(Figure scripts)
-- start --

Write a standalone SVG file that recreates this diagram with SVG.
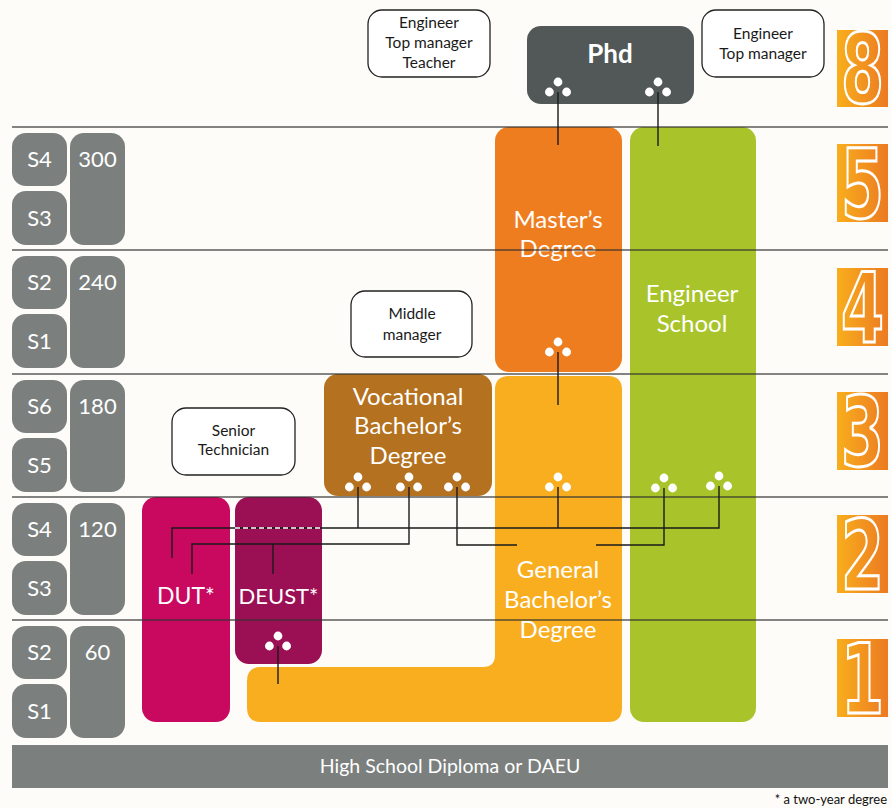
<svg xmlns="http://www.w3.org/2000/svg" width="892" height="808" viewBox="0 0 892 808">
<style>
.bg{fill:#fdfcf8}
.gray{fill:#7b7f7e}
.lbl{font-family:Lato,"Liberation Sans",sans-serif;fill:#fff;text-anchor:middle}
.sl{font-size:22px}
.big{font-size:24px}
.note{font-family:Lato,"Liberation Sans",sans-serif;fill:#1a1a1a;text-anchor:middle;font-size:15.5px}
.ob{fill:#fff;stroke:#222;stroke-width:1.3}
.band{stroke:#333;stroke-opacity:0.8;stroke-width:1.5}
.con{fill:none;stroke:#1a1a1a;stroke-width:1.4}
.dot{fill:#fff}
.dig{font-family:"DejaVu Sans",sans-serif;font-weight:bold;font-size:96px;fill:none;stroke:#fff;stroke-width:3}
</style>
<defs>
<linearGradient id="og" x1="0" y1="0" x2="1" y2="0">
<stop offset="0" stop-color="#f8ae1d"/>
<stop offset="1" stop-color="#ec7a22"/>
</linearGradient>
<g id="tri"><circle cx="0" cy="-10" r="4.4"/><circle cx="-8.6" cy="0" r="4.4"/><circle cx="8.6" cy="0" r="4.4"/></g>
</defs>
<rect class="bg" x="0" y="0" width="892" height="808"/>

<g id="scale-left">
<rect class="gray" x="12" y="133" width="55" height="53" rx="14"/>
<rect class="gray" x="12" y="191" width="55" height="54" rx="14"/>
<rect class="gray" x="70" y="133" width="55" height="112" rx="14"/>
<text class="lbl sl" x="39.5" y="167">S4</text><text class="lbl sl" x="39.5" y="226">S3</text><text class="lbl sl" x="97.5" y="167">300</text>
<rect class="gray" x="12" y="256" width="55" height="53" rx="14"/>
<rect class="gray" x="12" y="314" width="55" height="54" rx="14"/>
<rect class="gray" x="70" y="256" width="55" height="112" rx="14"/>
<text class="lbl sl" x="39.5" y="290">S2</text><text class="lbl sl" x="39.5" y="349">S1</text><text class="lbl sl" x="97.5" y="290">240</text>
<rect class="gray" x="12" y="380" width="55" height="53" rx="14"/>
<rect class="gray" x="12" y="438" width="55" height="54" rx="14"/>
<rect class="gray" x="70" y="380" width="55" height="112" rx="14"/>
<text class="lbl sl" x="39.5" y="414">S6</text><text class="lbl sl" x="39.5" y="473">S5</text><text class="lbl sl" x="97.5" y="414">180</text>
<rect class="gray" x="12" y="503" width="55" height="53" rx="14"/>
<rect class="gray" x="12" y="561" width="55" height="54" rx="14"/>
<rect class="gray" x="70" y="503" width="55" height="112" rx="14"/>
<text class="lbl sl" x="39.5" y="537">S4</text><text class="lbl sl" x="39.5" y="596">S3</text><text class="lbl sl" x="97.5" y="537">120</text>
<rect class="gray" x="12" y="626" width="55" height="53" rx="14"/>
<rect class="gray" x="12" y="684" width="55" height="54" rx="14"/>
<rect class="gray" x="70" y="626" width="55" height="112" rx="14"/>
<text class="lbl sl" x="39.5" y="660">S2</text><text class="lbl sl" x="39.5" y="719">S1</text><text class="lbl sl" x="97.5" y="660">60</text>
</g>

<g id="digits">
<rect x="837" y="30" width="51" height="77" fill="url(#og)"/>
<rect x="837" y="144" width="51" height="78" fill="url(#og)"/>
<rect x="837" y="268" width="51" height="78" fill="url(#og)"/>
<rect x="837" y="392" width="51" height="78" fill="url(#og)"/>
<rect x="837" y="515" width="51" height="78" fill="url(#og)"/>
<rect x="837" y="639" width="51" height="78" fill="url(#og)"/>
<text class="dig" x="841" y="103" textLength="43" lengthAdjust="spacingAndGlyphs">8</text>
<text class="dig" x="841" y="218" textLength="43" lengthAdjust="spacingAndGlyphs">5</text>
<text class="dig" x="841" y="342" textLength="43" lengthAdjust="spacingAndGlyphs">4</text>
<text class="dig" x="841" y="466" textLength="43" lengthAdjust="spacingAndGlyphs">3</text>
<text class="dig" x="841" y="589" textLength="43" lengthAdjust="spacingAndGlyphs">2</text>
<text class="dig" x="841" y="713" textLength="43" lengthAdjust="spacingAndGlyphs">1</text>
</g>

<g id="high-school">
<rect class="gray" x="12" y="745" width="876" height="43"/>
<text class="lbl" x="450" y="773" style="font-size:19.5px">High School Diploma or DAEU</text>
</g>
<text id="footnote" x="887" y="804" style="font-family:Lato,'Liberation Sans',sans-serif;font-size:13px;fill:#111;text-anchor:end">* a two-year degree</text>

<g id="general">
<path d="M495 390Q495 376 509 376H608Q622 376 622 390V708Q622 722 608 722H261Q247 722 247 708V681Q247 667 261 667H483Q495 667 495 655Z" fill="#f8ae1f"/>
<text class="lbl big" x="558" y="578">General</text>
<text class="lbl big" x="558" y="608">Bachelor’s</text>
<text class="lbl big" x="558" y="638">Degree</text>
<use href="#tri" class="dot" x="558" y="487"/>
</g>

<g id="master">
<rect x="495" y="127" width="127" height="245" rx="14" fill="#ee7d1f"/>
<text class="lbl big" x="558" y="228">Master’s</text>
<text class="lbl big" x="558" y="257">Degree</text>
<use href="#tri" class="dot" x="558" y="352"/>
</g>

<g id="engineer">
<rect x="630" y="127" width="126" height="595" rx="14" fill="#a8c42a"/>
<text class="lbl big" x="692" y="302">Engineer</text>
<text class="lbl big" x="692" y="332">School</text>
<use href="#tri" class="dot" x="664" y="488"/>
<use href="#tri" class="dot" x="719" y="486"/>
</g>

<g id="vocational">
<rect x="324" y="374" width="168" height="122" rx="14" fill="#b47120"/>
<text class="lbl big" x="408" y="405">Vocational</text>
<text class="lbl big" x="408" y="434">Bachelor’s</text>
<text class="lbl big" x="408" y="464">Degree</text>
<use href="#tri" class="dot" x="358" y="487"/>
<use href="#tri" class="dot" x="409" y="487"/>
<use href="#tri" class="dot" x="457" y="487"/>
</g>

<g id="dut">
<rect x="142" y="497" width="88" height="225" rx="14" fill="#c8095f"/>
<text class="lbl" x="186" y="604" style="font-size:23px">DUT*</text>
</g>

<g id="deust">
<rect x="235" y="497" width="87" height="167" rx="14" fill="#9b1054"/>
<text class="lbl" x="278.5" y="604" style="font-size:22px">DEUST*</text>
<use href="#tri" class="dot" x="278" y="646"/>
</g>

<g id="phd">
<rect x="527" y="26" width="167" height="78" rx="14" fill="#525857"/>
<text class="lbl" x="610" y="63" style="font-size:26px;font-weight:bold">Phd</text>
<use href="#tri" class="dot" x="558" y="92"/>
<use href="#tri" class="dot" x="658" y="92"/>
</g>

<g id="bands">
<line class="band" x1="12" y1="127" x2="888" y2="127"/>
<line class="band" x1="12" y1="250" x2="888" y2="250"/>
<line class="band" x1="12" y1="374" x2="888" y2="374"/>
<line class="band" x1="12" y1="497" x2="888" y2="497"/>
<line class="band" x1="12" y1="620" x2="888" y2="620"/>
</g>

<g id="connectors">
<path class="con" d="M558 92V145"/>
<path class="con" d="M658 92V146"/>
<path class="con" d="M558 352V405"/>
<path class="con" d="M172 558V528H719V486"/>
<path class="con" d="M358 487V528M558 487V528"/>
<path class="con" d="M235 528H322" style="stroke:#fff;stroke-dasharray:5 3"/>
<path class="con" d="M192 574V544H409V487M273 544V574"/>
<path class="con" d="M457 487V545H517M596 545H664V488"/>
<path class="con" d="M278 646V684"/>
</g>

<g id="role-top-left">
<rect class="ob" x="368" y="10" width="122" height="67" rx="14"/>
<text class="note" x="429" y="28">Engineer</text>
<text class="note" x="429" y="48">Top manager</text>
<text class="note" x="429" y="68">Teacher</text>
</g>
<g id="role-top-right">
<rect class="ob" x="702" y="10" width="122" height="67" rx="14"/>
<text class="note" x="763" y="39">Engineer</text>
<text class="note" x="763" y="59">Top manager</text>
</g>
<g id="role-middle">
<rect class="ob" x="351" y="291" width="121" height="66" rx="14"/>
<text class="note" x="412" y="319">Middle</text>
<text class="note" x="412" y="340">manager</text>
</g>
<g id="role-senior">
<rect class="ob" x="172" y="408" width="123" height="67" rx="14"/>
<text class="note" x="233.5" y="436">Senior</text>
<text class="note" x="233.5" y="455">Technician</text>
</g>
</svg>
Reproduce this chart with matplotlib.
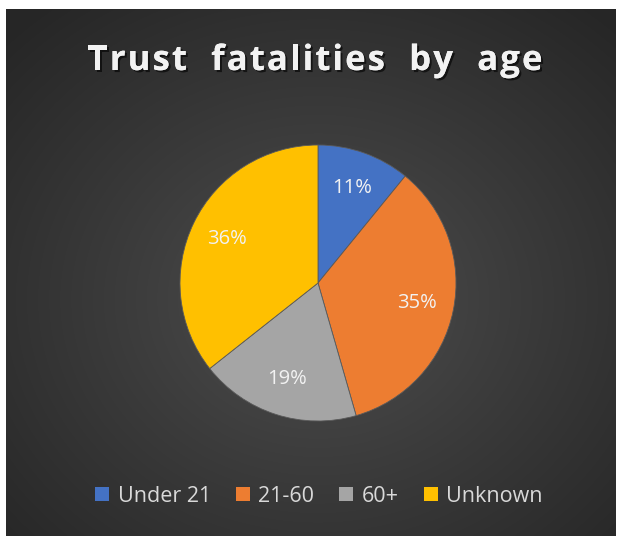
import matplotlib
matplotlib.use("Agg")
import matplotlib.pyplot as plt
import matplotlib.patheffects as pe
import numpy as np
from matplotlib.font_manager import FontProperties

# data
categories = ["Under 21", "21-60", "60+", "Unknown"]
percent = [11, 35, 19, 36]
colors = ["#4472C4", "#ED7D31", "#A5A5A5", "#FFC000"]
title = "Trust  fatalities  by  age"

W, H = 618, 536
fig = plt.figure(figsize=(W / 100, H / 100), dpi=100)
fig.patch.set_facecolor("white")

# background panel with radial gradient
bg = fig.add_axes([6 / W, 0, 610 / W, (H - 9) / H])
bg.set_axis_off()
ny, nx = 264, 305
yy, xx = np.mgrid[0:ny, 0:nx]
cx, cy = nx * 0.51, ny * 0.55
r = np.sqrt(((xx - cx) / nx) ** 2 + ((yy - cy) / ny) ** 2) / 0.72
r = np.clip(r, 0, 1)
lo, hi = 0x26 / 255, 0x50 / 255
val = hi - (hi - lo) * r ** 0.9
img = np.dstack([val, val, val])
bg.imshow(img, aspect="auto", extent=[0, 1, 0, 1], interpolation="bilinear")
bg.set_xlim(0, 1)
bg.set_ylim(0, 1)

renderer = fig.canvas.get_renderer()


def char_width(ch, fp):
    # advance of one character, measured between two reference glyphs
    w1 = renderer.get_text_width_height_descent("II", fp, ismath=False)[0]
    w2 = renderer.get_text_width_height_descent("I" + ch + "I", fp, ismath=False)[0]
    return w2 - w1


def spaced_text(s, xc, yc, target_w, fp, **kw):
    widths = [char_width(c, fp) for c in s]
    gap = (target_w - sum(widths)) / (len(s) - 1)
    x = xc - target_w / 2
    for c, w in zip(s, widths):
        if c != " ":
            fig.text(x / W, 1 - yc / H, c, ha="left", va="center",
                     fontproperties=fp, **kw)
        x += w + gap


# title
tfp = FontProperties(family="Open Sans", weight="bold", size=25)
spaced_text(title, 315, 61, 455, tfp, color="#f2f2f2",
            path_effects=[pe.withSimplePatchShadow(offset=(1.5, -1.5), shadow_rgbFace="black", alpha=0.6),
                          pe.Normal()])

# pie
cxp, cyp, rad = 318, 283, 138
ax = fig.add_axes([(cxp - rad) / W, (H - cyp - rad) / H, 2 * rad / W, 2 * rad / H])
wedges, _, autotexts = ax.pie(percent, colors=colors, startangle=90, counterclock=False,
                              autopct="%.0f%%", pctdistance=0.73,
                              wedgeprops=dict(edgecolor="#5a5a5a", linewidth=0.6),
                              textprops=dict(color="#f2f2f2", fontsize=14.5, family="Open Sans"))
ax.set_xlim(-1, 1)
ax.set_ylim(-1, 1)
ax.set_aspect("equal")

# legend
leg = fig.legend(wedges, categories, loc="center", bbox_to_anchor=(319 / W, 1 - 496 / H),
                 ncol=4, frameon=False, handlelength=0.65, handleheight=0.65,
                 handletextpad=0.4, columnspacing=1.15,
                 prop=dict(family="Open Sans", size=15.5))
for t in leg.get_texts():
    t.set_color("#d9d9d9")
for h in leg.legend_handles:
    h.set_edgecolor("none")

fig.savefig("out.png", dpi=100, facecolor=fig.get_facecolor())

-- end --

(Do this) Nothing but the lines from the one containing "Reproduce this chart with matplotlib." through the one containing "pe.Normal()])" should appear in your copy, exactly as written and without pictures.

(Written answer)
Reproduce this chart with matplotlib.
import matplotlib
matplotlib.use("Agg")
import matplotlib.pyplot as plt
import matplotlib.patheffects as pe
import numpy as np
from matplotlib.font_manager import FontProperties

# data
categories = ["Under 21", "21-60", "60+", "Unknown"]
percent = [11, 35, 19, 36]
colors = ["#4472C4", "#ED7D31", "#A5A5A5", "#FFC000"]
title = "Trust  fatalities  by  age"

W, H = 618, 536
fig = plt.figure(figsize=(W / 100, H / 100), dpi=100)
fig.patch.set_facecolor("white")

# background panel with radial gradient
bg = fig.add_axes([6 / W, 0, 610 / W, (H - 9) / H])
bg.set_axis_off()
ny, nx = 264, 305
yy, xx = np.mgrid[0:ny, 0:nx]
cx, cy = nx * 0.51, ny * 0.55
r = np.sqrt(((xx - cx) / nx) ** 2 + ((yy - cy) / ny) ** 2) / 0.72
r = np.clip(r, 0, 1)
lo, hi = 0x26 / 255, 0x50 / 255
val = hi - (hi - lo) * r ** 0.9
img = np.dstack([val, val, val])
bg.imshow(img, aspect="auto", extent=[0, 1, 0, 1], interpolation="bilinear")
bg.set_xlim(0, 1)
bg.set_ylim(0, 1)

renderer = fig.canvas.get_renderer()


def char_width(ch, fp):
    # advance of one character, measured between two reference glyphs
    w1 = renderer.get_text_width_height_descent("II", fp, ismath=False)[0]
    w2 = renderer.get_text_width_height_descent("I" + ch + "I", fp, ismath=False)[0]
    return w2 - w1


def spaced_text(s, xc, yc, target_w, fp, **kw):
    widths = [char_width(c, fp) for c in s]
    gap = (target_w - sum(widths)) / (len(s) - 1)
    x = xc - target_w / 2
    for c, w in zip(s, widths):
        if c != " ":
            fig.text(x / W, 1 - yc / H, c, ha="left", va="center",
                     fontproperties=fp, **kw)
        x += w + gap


# title
tfp = FontProperties(family="Open Sans", weight="bold", size=25)
spaced_text(title, 315, 61, 455, tfp, color="#f2f2f2",
            path_effects=[pe.withSimplePatchShadow(offset=(1.5, -1.5), shadow_rgbFace="black", alpha=0.6),
                          pe.Normal()])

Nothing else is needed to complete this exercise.